— Direction —
Transcribe each line of the material as it is, and drop any picture.

------ Given information ------

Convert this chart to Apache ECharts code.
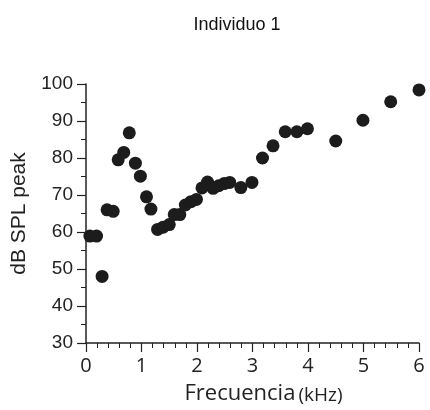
<!DOCTYPE html>
<html>
<head>
<meta charset="utf-8">
<script src="https://cdn.jsdelivr.net/npm/echarts@6/dist/echarts.min.js"></script>
<style>
html,body{margin:0;padding:0;background:#fff;}
#chart{width:430px;height:410px;}
</style>
</head>
<body>
<div id="chart"></div>
<script>
// frecuencia (kHz) y nivel (dB SPL peak)
var freq = [0.07,0.19,0.29,0.38,0.49,0.58,0.68,0.78,0.89,0.98,1.09,1.17,1.29,1.39,1.5,1.59,1.69,1.79,1.89,1.99,2.09,2.19,2.29,2.39,2.49,2.59,2.79,2.99,3.18,3.37,3.59,3.8,3.99,4.5,4.99,5.49,6.0];
var spl = [58.9,58.9,48.0,66.0,65.6,79.5,81.5,86.8,78.6,75.1,69.5,66.2,60.7,61.3,62.0,64.7,64.7,67.3,68.2,68.8,71.9,73.5,71.8,72.5,73.1,73.4,72.0,73.4,80.0,83.3,87.1,87.1,87.9,84.6,90.2,95.2,98.4];
var xTicks = [0,1,2,3,4,5,6];
var yTicks = [30,40,50,60,70,80,90,100];

var pts = [];
for (var i = 0; i < freq.length; i++) {
  pts.push([freq[i], spl[i]]);
}

var myChart = echarts.init(document.getElementById('chart'));
var option = {
  animation: false,
  title: {
    text: 'Individuo 1',
    left: 232,
    textAlign: 'center',
    top: 11,
    textStyle: { fontFamily: 'Liberation Sans', fontSize: 18, fontWeight: 'normal', color: '#111' }
  },
  grid: { left: 86, right: 11, top: 84, bottom: 64 },
  xAxis: {
    type: 'value',
    min: xTicks[0], max: xTicks[xTicks.length - 1], interval: 1,
    name: 'Frecuencia{s|(kHz)}',
    nameLocation: 'middle',
    nameGap: 40,
    nameTextStyle: {
      fontFamily: 'Open Sans', fontSize: 22, color: '#222', padding: [0, 0, 0, 22],
      rich: { s: { fontFamily: 'Open Sans', fontSize: 19, color: '#222', padding: [3, 0, 0, 3] } }
    },
    axisLine: { lineStyle: { color: '#222', width: 1.5 } },
    axisTick: { inside: false, length: 9, lineStyle: { color: '#222', width: 1.2 } },
    minorTick: { show: true, splitNumber: 5, length: 5, lineStyle: { color: '#222', width: 1 } },
    axisLabel: { fontFamily: 'Open Sans', fontSize: 20, color: '#222', margin: 13 },
    splitLine: { show: false }
  },
  yAxis: {
    type: 'value',
    min: yTicks[0], max: yTicks[yTicks.length - 1], interval: 10,
    name: 'dB SPL peak',
    nameLocation: 'middle',
    nameGap: 56,
    nameTextStyle: { fontFamily: 'Liberation Sans', fontSize: 21, color: '#222' },
    axisLine: { show: true, lineStyle: { color: '#222', width: 1.5 } },
    axisTick: { show: true, inside: false, length: 9, lineStyle: { color: '#222', width: 1.2 } },
    minorTick: { show: true, splitNumber: 2, length: 5, lineStyle: { color: '#222', width: 1 } },
    axisLabel: { fontFamily: 'Liberation Sans', fontSize: 19, color: '#222', margin: 13 },
    splitLine: { show: false }
  },
  series: [{
    type: 'scatter',
    data: pts,
    symbol: 'circle',
    symbolSize: 13,
    itemStyle: { color: '#1c1c1c', opacity: 1 }
  }]
};
myChart.setOption(option);
</script>
</body>
</html>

------

— Right answer —
Convert this chart to Apache ECharts code.
<!DOCTYPE html>
<html>
<head>
<meta charset="utf-8">
<script src="https://cdn.jsdelivr.net/npm/echarts@6/dist/echarts.min.js"></script>
<style>
html,body{margin:0;padding:0;background:#fff;}
#chart{width:430px;height:410px;}
</style>
</head>
<body>
<div id="chart"></div>
<script>
// frecuencia (kHz) y nivel (dB SPL peak)
var freq = [0.07,0.19,0.29,0.38,0.49,0.58,0.68,0.78,0.89,0.98,1.09,1.17,1.29,1.39,1.5,1.59,1.69,1.79,1.89,1.99,2.09,2.19,2.29,2.39,2.49,2.59,2.79,2.99,3.18,3.37,3.59,3.8,3.99,4.5,4.99,5.49,6.0];
var spl = [58.9,58.9,48.0,66.0,65.6,79.5,81.5,86.8,78.6,75.1,69.5,66.2,60.7,61.3,62.0,64.7,64.7,67.3,68.2,68.8,71.9,73.5,71.8,72.5,73.1,73.4,72.0,73.4,80.0,83.3,87.1,87.1,87.9,84.6,90.2,95.2,98.4];
var xTicks = [0,1,2,3,4,5,6];
var yTicks = [30,40,50,60,70,80,90,100];

var pts = [];
for (var i = 0; i < freq.length; i++) {
  pts.push([freq[i], spl[i]]);
}

var myChart = echarts.init(document.getElementById('chart'));
var option = {
  animation: false,
  title: {
    text: 'Individuo 1',
    left: 232,
    textAlign: 'center',
    top: 11,
    textStyle: { fontFamily: 'Liberation Sans', fontSize: 18, fontWeight: 'normal', color: '#111' }
  },
  grid: { left: 86, right: 11, top: 84, bottom: 64 },
  xAxis: {
    type: 'value',
    min: xTicks[0], max: xTicks[xTicks.length - 1], interval: 1,
    name: 'Frecuencia{s|(kHz)}',
    nameLocation: 'middle',
    nameGap: 40,
    nameTextStyle: {
      fontFamily: 'Open Sans', fontSize: 22, color: '#222', padding: [0, 0, 0, 22],
      rich: { s: { fontFamily: 'Open Sans', fontSize: 19, color: '#222', padding: [3, 0, 0, 3] } }
    },
    axisLine: { lineStyle: { color: '#222', width: 1.5 } },
    axisTick: { inside: false, length: 9, lineStyle: { color: '#222', width: 1.2 } },
    minorTick: { show: true, splitNumber: 5, length: 5, lineStyle: { color: '#222', width: 1 } },
    axisLabel: { fontFamily: 'Open Sans', fontSize: 20, color: '#222', margin: 13 },
    splitLine: { show: false }
  },
  yAxis: {
    type: 'value',
    min: yTicks[0], max: yTicks[yTicks.length - 1], interval: 10,
    name: 'dB SPL peak',
    nameLocation: 'middle',
    nameGap: 56,
    nameTextStyle: { fontFamily: 'Liberation Sans', fontSize: 21, color: '#222' },
    axisLine: { show: true, lineStyle: { color: '#222', width: 1.5 } },
    axisTick: { show: true, inside: false, length: 9, lineStyle: { color: '#222', width: 1.2 } },
    minorTick: { show: true, splitNumber: 2, length: 5, lineStyle: { color: '#222', width: 1 } },
    axisLabel: { fontFamily: 'Liberation Sans', fontSize: 19, color: '#222', margin: 13 },
    splitLine: { show: false }
  },
  series: [{
    type: 'scatter',
    data: pts,
    symbol: 'circle',
    symbolSize: 13,
    itemStyle: { color: '#1c1c1c', opacity: 1 }
  }]
};
myChart.setOption(option);
</script>
</body>
</html>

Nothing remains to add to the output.